This sounds like a famous and straightforward question, but I do not know how exactly to solve it, although I have some rather half-baked ideas. I have already looked at these two answers, this and this, which are nice, but do not exactly answer my question.
I have a linear system of inequalities that I can probably rearrange to $ \mathbf{Ax} > \mathbf{b} $, and I am only interested to know the feasibility of the system, that is, yes or no.
In my particular problem, $ \mathbf{A} $ is a square matrix of reals ($ 8 \times 8 $). And there are no sign constraints on the elements of the vector $ \mathbf{x} $. And $ \mathbf{b} = \mathbf{0} $.
I am interested to know how exactly I need to reformulate the problem to be able to feed it to a Linear Programming solver to check for the feasibility of the system.

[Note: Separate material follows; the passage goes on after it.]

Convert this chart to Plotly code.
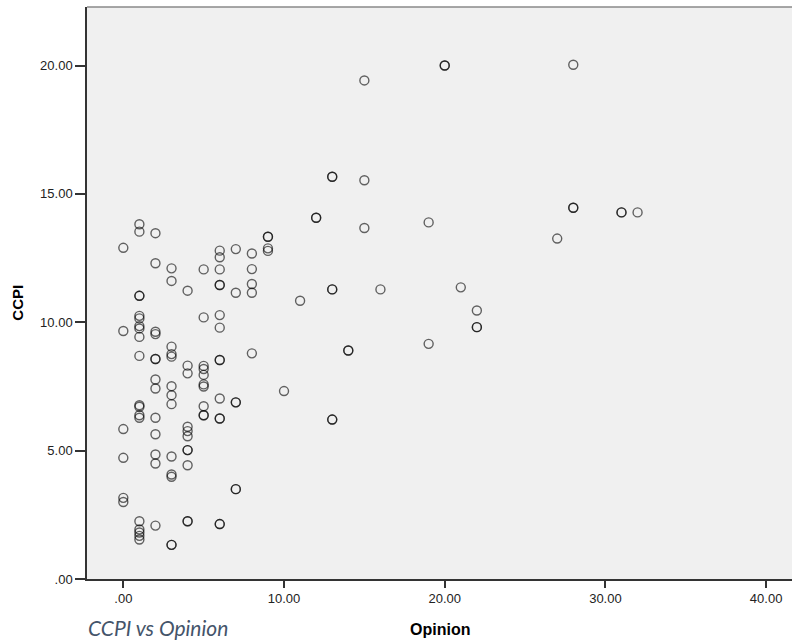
import plotly.graph_objects as go

# Opinion score per respondent (x) and the matching CCPI score (y)
opinion = [
    0, 0, 0, 0, 0, 0,
    1, 1, 1, 1, 1, 1, 1, 1, 1, 1, 1, 1, 1, 1, 1, 1, 1, 1, 1,
    2, 2, 2, 2, 2, 2, 2, 2, 2, 2, 2, 2, 2,
    3, 3, 3, 3, 3, 3, 3, 3, 3, 3, 3, 3, 3,
    4, 4, 4, 4, 4, 4, 4, 4, 4, 4, 4,
    5, 5, 5, 5, 5, 5, 5, 5, 5, 5,
    6, 6, 6, 6, 6, 6, 6, 6, 6, 6, 6, 6, 6, 6,
    7, 7, 7, 7, 7, 7,
    8, 8, 8, 8, 8,
    9, 9, 9, 9,
    10, 11, 12, 12,
    13, 13, 13, 13, 13, 13,
    14, 14,
    15, 15, 15,
    16, 19, 19, 20, 20, 21,
    22, 22, 22,
    27, 28, 28, 28,
    31, 31, 32,
]
ccpi = [
    12.90, 9.66, 5.84, 4.72, 3.16, 3.00,
    13.82, 13.53, 11.03, 11.03, 10.25, 10.15, 9.85, 9.76, 9.43, 8.69, 6.77, 6.71,
    6.38, 6.28, 2.25, 1.93, 1.81, 1.68, 1.54,
    13.47, 12.30, 9.63, 9.54, 8.57, 8.57, 7.77, 7.42, 6.28, 5.64, 4.85, 4.50, 2.08,
    12.10, 11.61, 9.05, 8.76, 8.66, 7.51, 7.16, 6.81, 4.77, 4.07, 3.98, 1.33, 1.33,
    11.23, 8.31, 8.01, 5.93, 5.76, 5.56, 5.02, 5.02, 4.43, 2.25, 2.25,
    12.06, 10.19, 8.30, 8.18, 7.95, 7.58, 7.50, 6.73, 6.38, 6.38,
    12.79, 12.53, 12.06, 11.45, 11.45, 10.28, 9.79, 8.53, 8.53, 7.03, 6.25, 6.25,
    2.14, 2.14,
    12.85, 11.15, 6.88, 6.88, 3.50, 3.50,
    12.68, 12.07, 11.49, 11.15, 8.79,
    13.33, 13.33, 12.88, 12.78,
    7.32, 10.84, 14.07, 14.07,
    15.67, 15.67, 11.28, 11.28, 6.21, 6.21,
    8.90, 8.90,
    19.42, 15.53, 13.67,
    11.28, 13.89, 9.16, 20.00, 20.00, 11.36,
    10.46, 9.81, 9.81,
    13.26, 20.03, 14.46, 14.46,
    14.28, 14.28, 14.28,
]

x_ticks = [0, 10, 20, 30, 40]
x_tick_labels = [".00", "10.00", "20.00", "30.00", "40.00"]
y_ticks = [0, 5, 10, 15, 20]
y_tick_labels = [".00", "5.00", "10.00", "15.00", "20.00"]

fig = go.Figure()
fig.add_trace(go.Scatter(
    x=opinion,
    y=ccpi,
    mode="markers",
    marker=dict(
        symbol="circle-open",
        size=9,
        color="black",
        opacity=0.6,
        line=dict(width=1.4),
    ),
    hoverinfo="x+y",
))

axis_font = dict(family="Liberation Sans, Arial, sans-serif", size=13, color="#222")

fig.update_layout(
    width=792,
    height=643,
    margin=dict(l=87, r=0, t=7, b=64),
    plot_bgcolor="#F0F0F0",
    paper_bgcolor="white",
    showlegend=False,
    xaxis=dict(
        range=[-2.26, 41.61],
        tickvals=x_ticks,
        ticktext=x_tick_labels,
        ticks="outside",
        ticklen=7,
        tickwidth=1.5,
        tickcolor="#333",
        showline=True,
        linecolor="#333",
        linewidth=1.5,
        showgrid=False,
        zeroline=False,
        tickfont=axis_font,
    ),
    yaxis=dict(
        range=[0, 22.28],
        tickvals=y_ticks,
        ticktext=y_tick_labels,
        ticks="outside",
        ticklen=10,
        tickwidth=1.5,
        tickcolor="#333",
        showline=True,
        linecolor="#333",
        linewidth=1.5,
        showgrid=False,
        zeroline=False,
        tickfont=axis_font,
    ),
    shapes=[
        dict(type="line", xref="paper", yref="paper", x0=0, x1=1, y0=1, y1=1,
             line=dict(color="#8a8a8a", width=1.5)),
    ],
    annotations=[
        dict(text="<b>Opinion</b>", xref="paper", yref="paper", x=0.5, y=-0.089,
             xanchor="center", yanchor="middle", showarrow=False,
             font=dict(family="Liberation Sans, Arial, sans-serif", size=16, color="black")),
        dict(text="<b>CCPI</b>", xref="paper", yref="paper", x=-0.098, y=0.483,
             xanchor="center", yanchor="middle", textangle=-90, showarrow=False,
             font=dict(family="Liberation Sans, Arial, sans-serif", size=15, color="black")),
        dict(text="<i>CCPI vs Opinion</i>", xref="paper", yref="paper", x=-0.0014, y=-0.084,
             xanchor="left", yanchor="middle", showarrow=False,
             font=dict(family="Lato, Open Sans, sans-serif", size=21, color="#44546A")),
    ],
)

fig.write_html("out.html")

The issue with LP solvers is that they need an objective function. I know from the answers linked above that this feasibility problem can be converted to an optimization problem by replacing, for instance, the first element of $ \mathbf{b} $ (which is 0) by $ b_1 $, and then maximizing $ b_1 $ under the same constraints.
Now I have an objective function. If a nonnegative $ b_1$ was found, that is, $ b_1 \geqslant 0 $, then the system is feasible. Otherwise, it is not.
Any help, comment, or reference work about my analysis would be appreciated. Look at my specific problem.